In solchen Momenten werden die Bezüge der scheinbar fernen Epoche zu unserer Gegenwart explizit verdeutlicht. Sie sind aber auch unausgesprochen stets vorhanden. Von den „cori spezzati“, den geteilten Chören im Venedig des 16. Jahrhunderts, hat zum Beispiel auch Nono gerne gesprochen, und der auf die Antike zurückgehende Arkadien- und Orpheus-Topos der Renaissance findet sich wieder bei Strawinsky und Henze. Von der erneuten Aktualität nicht nur Gesualdos, sondern auch Josquins oder Leonardos nicht zu reden. Die Renaissance ist ein unabgeschlossenes Projekt.

Die nach Stichworten geordnete Darstellung eines Stoffs, der in seiner ungeheuren Vielfalt und seinem Beziehungsreichtum kaum zu fassen ist, mag fragmentarisch wirken.

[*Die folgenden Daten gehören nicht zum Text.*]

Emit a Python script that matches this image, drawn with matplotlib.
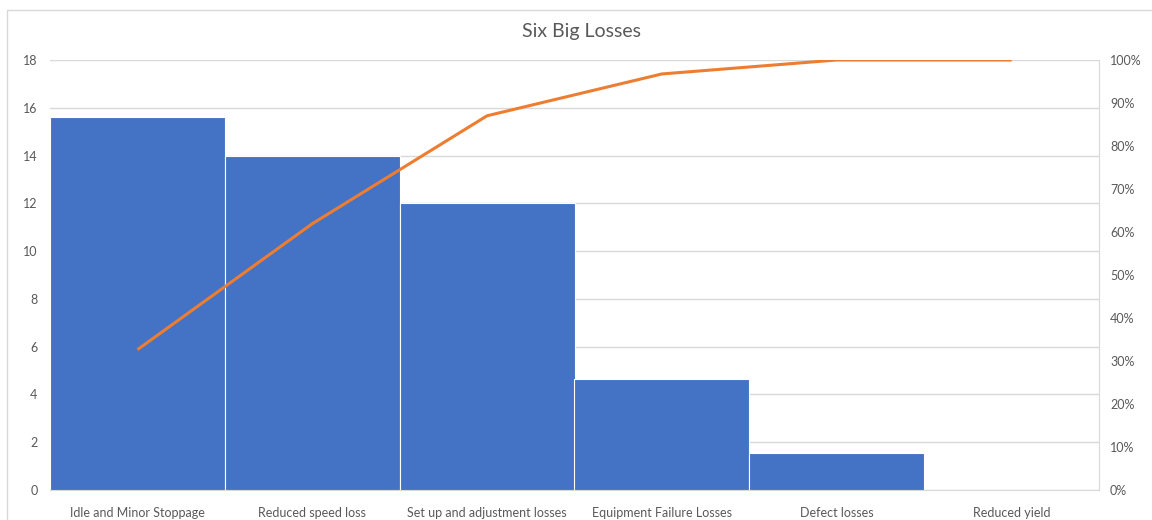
import matplotlib
matplotlib.use("Agg")
import matplotlib.pyplot as plt
from matplotlib.patches import Rectangle
from matplotlib.ticker import PercentFormatter
import numpy as np

categories = ["Idle and Minor Stoppage", "Reduced speed loss", "Set up and adjustment losses",
              "Equipment Failure Losses", "Defect losses", "Reduced yield"]
values = [15.6, 14.0, 12.0, 4.65, 1.55, 0.0]
left_ticks = [0, 2, 4, 6, 8, 10, 12, 14, 16, 18]
right_ticks = [0, 10, 20, 30, 40, 50, 60, 70, 80, 90, 100]

plt.rcParams['font.family'] = ['Lato', 'DejaVu Sans']

W, H = 1152, 520
fig = plt.figure(figsize=(W / 100, H / 100), dpi=100)
fig.patch.set_facecolor("white")

# outer chart border (cropped at right and bottom)
fig.add_artist(Rectangle((7 / W, -0.1), 1.2, 1 - 10 / H + 0.1, transform=fig.transFigure,
                         fill=False, edgecolor="#d9d9d9", linewidth=1))

ax = fig.add_axes([50 / W, 1 - 490 / H, (1099 - 50) / W, (490 - 60) / H])
x = np.arange(len(categories))
ax.bar(x, values, width=1.0, color="#4472C4", edgecolor="white", linewidth=0.8, zorder=3)
ax.set_xlim(-0.5, len(categories) - 0.5)
ax.set_ylim(0, 18)
ax.set_yticks(left_ticks)
ax.set_xticks(x)
ax.set_xticklabels(categories)
ax.grid(axis="y", color="#d9d9d9", linewidth=1, zorder=0)
ax.set_axisbelow(True)
for s in ["top", "left"]:
    ax.spines[s].set_visible(False)
ax.spines["bottom"].set_color("#d9d9d9")
ax.spines["right"].set_color("#d9d9d9")
ax.tick_params(axis="both", length=0, labelsize=9, colors="#595959")
ax.tick_params(axis="x", pad=12)
ax.tick_params(axis="y", pad=9)

ax2 = ax.twinx()
total = sum(values)
cum = np.cumsum(values) / total * 100
ax2.plot(x, cum, color="#ED7D31", linewidth=2.2, zorder=5, solid_capstyle="butt")
ax2.set_ylim(0, 100)
ax2.set_yticks(right_ticks)
ax2.yaxis.set_major_formatter(PercentFormatter(decimals=0))
for s in ["top", "left", "bottom", "right"]:
    ax2.spines[s].set_visible(False)
ax2.tick_params(axis="y", length=0, labelsize=9, colors="#595959", pad=8)

fig.text(582 / W, 1 - 32 / H, "Six Big Losses", ha="center", va="center",
         fontsize=14, color="#595959")

fig.savefig("out.png", dpi=100)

Doch gerade in diesem Puzzlecharakter liegt ein großer Reiz. Weit über die Spezialistenzirkel hinaus bietet das Lexikon auch dem allgemein kulturgeschichtlich interessierten Leser und dem praktischen Musiker zahllose Anregungen. Von Vorteil ist dabei, dass die Autoren – jeder Artikel ist namentlich gekennzeichnet – sich bemühen, den papiernen Spezialistenjargon zu vermeiden, was auch häufig gelingt.

Unstimmigkeiten gibt es natürlich auch, etwa wenn der Artikel zu Gesualdo alphabetisch falsch eingeordnet ist oder Ferrara darin aus der Nordlicht-Perspektive als „Stadt im Süden Italiens“ bezeichnet wird; und kaum zu finden sind – im Gegensatz zum geistlichen Drama – theatralische Formen der populären Kultur wie die Commedia dell’arte. Doch solche Einwände schmälern nicht den Wert des Lexikons als eine Fundgrube an Wissen über eine Epoche, von der unsere Moderne den Ausgang nahm.